The Cook County History Museum, in the 1896 lightkeeper's residence, is devoted to the area's fishing and shipping past, including the shipwrecks the lake is known for. Grand Marais is also home to the Grand Marais Art Colony, founded in 1947 and the oldest in Minnesota.
Mackinaw City, Michigan

Mackinaw City stands at the Straits of Mackinac, where Lake Michigan meets Lake Huron at the northern tip of Michigan's Lower Peninsula. It is the south end of the five-mile Mackinac Bridge, the main crossing to the Upper Peninsula, and the departure point for ferries to car-free Mackinac Island. The walkable downtown is lined with shops and eateries, and a three-mile historic pathway loops past markers explaining the town's role as a Great Lakes crossroads.
Two lighthouses mark the waterfront. The Old Mackinac Point Lighthouse, built in 1892, is now a maritime museum, and the older McGulpin Point Lighthouse dates to 1869. Just west of town, the Headlands International Dark Sky Park brings stargazers to some of the darkest skies in the region.
Bayfield, Wisconsin

Bayfield, which calls itself Wisconsin's smallest city, lines historic Rittenhouse Avenue with galleries, shops, and restaurants a short walk from the harbor. The Bayfield Artists Guild shows work by local painters and potters, and the Bayfield Maritime Museum tells the town's history as a fishing and shipping port on Lake Superior.
From the downtown dock, a ferry crosses to Madeline Island, and the town serves as the mainland gateway to the Apostle Islands National Lakeshore and its sea caves. Bayfield is also Wisconsin's self-styled Berry Capital, known for the hillside orchards behind its fall Apple Festival.
Traverse City, Michigan

Known as the cherry capital of the world, Traverse City lies at the center of a region that grows much of the country's tart cherry crop, celebrated each July at the National Cherry Festival. Downtown, Front Street threads a few flat blocks of 19th-century storefronts and cafes along the Boardman River.
Clinch Park, a short walk away on Grand Traverse Bay, has a beach, a marina, and a connection to the paved TART trail. The Great Lakes Children's Museum is close by, while the Botanic Garden at Historic Barns Park adds gardens to the mix just outside the center.
Where The Lakes Meet Main Street
What links these six towns is scale.

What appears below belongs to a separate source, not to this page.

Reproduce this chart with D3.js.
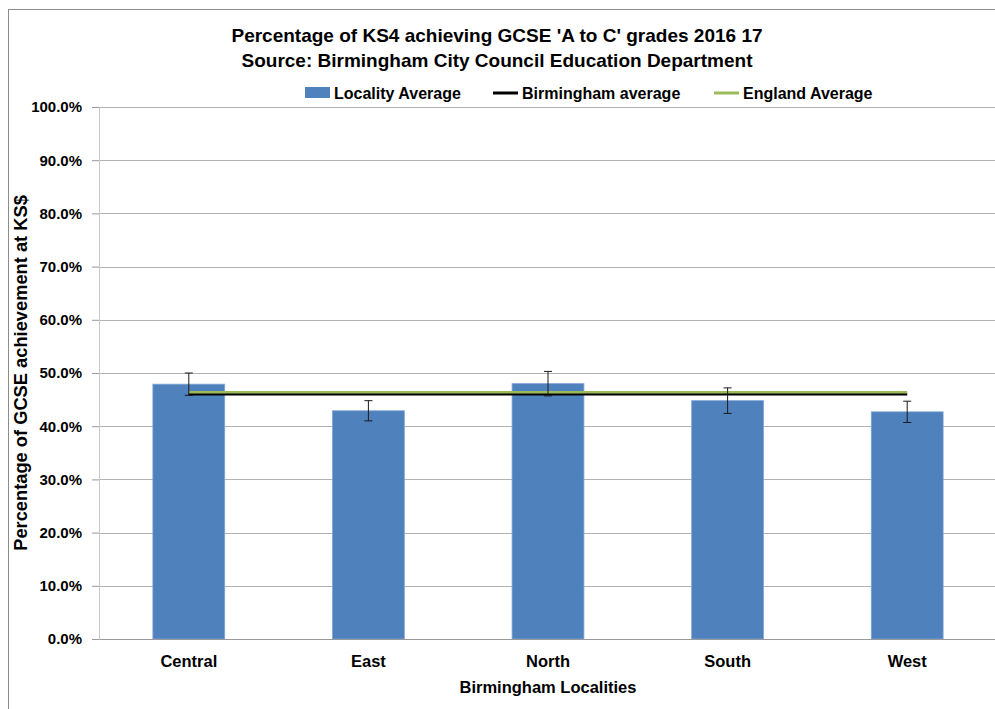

Each one packs its galleries, museums, and waterfront into a few blocks, so a day here moves at walking speed, whether the stop is the murals in Ashland, the breakwall at Grand Marais, or the lighthouses at Mackinaw City. The lakes set the terms, supplying the harbors, the shipping history, and the wide horizons, while the towns remain small enough to cross on foot.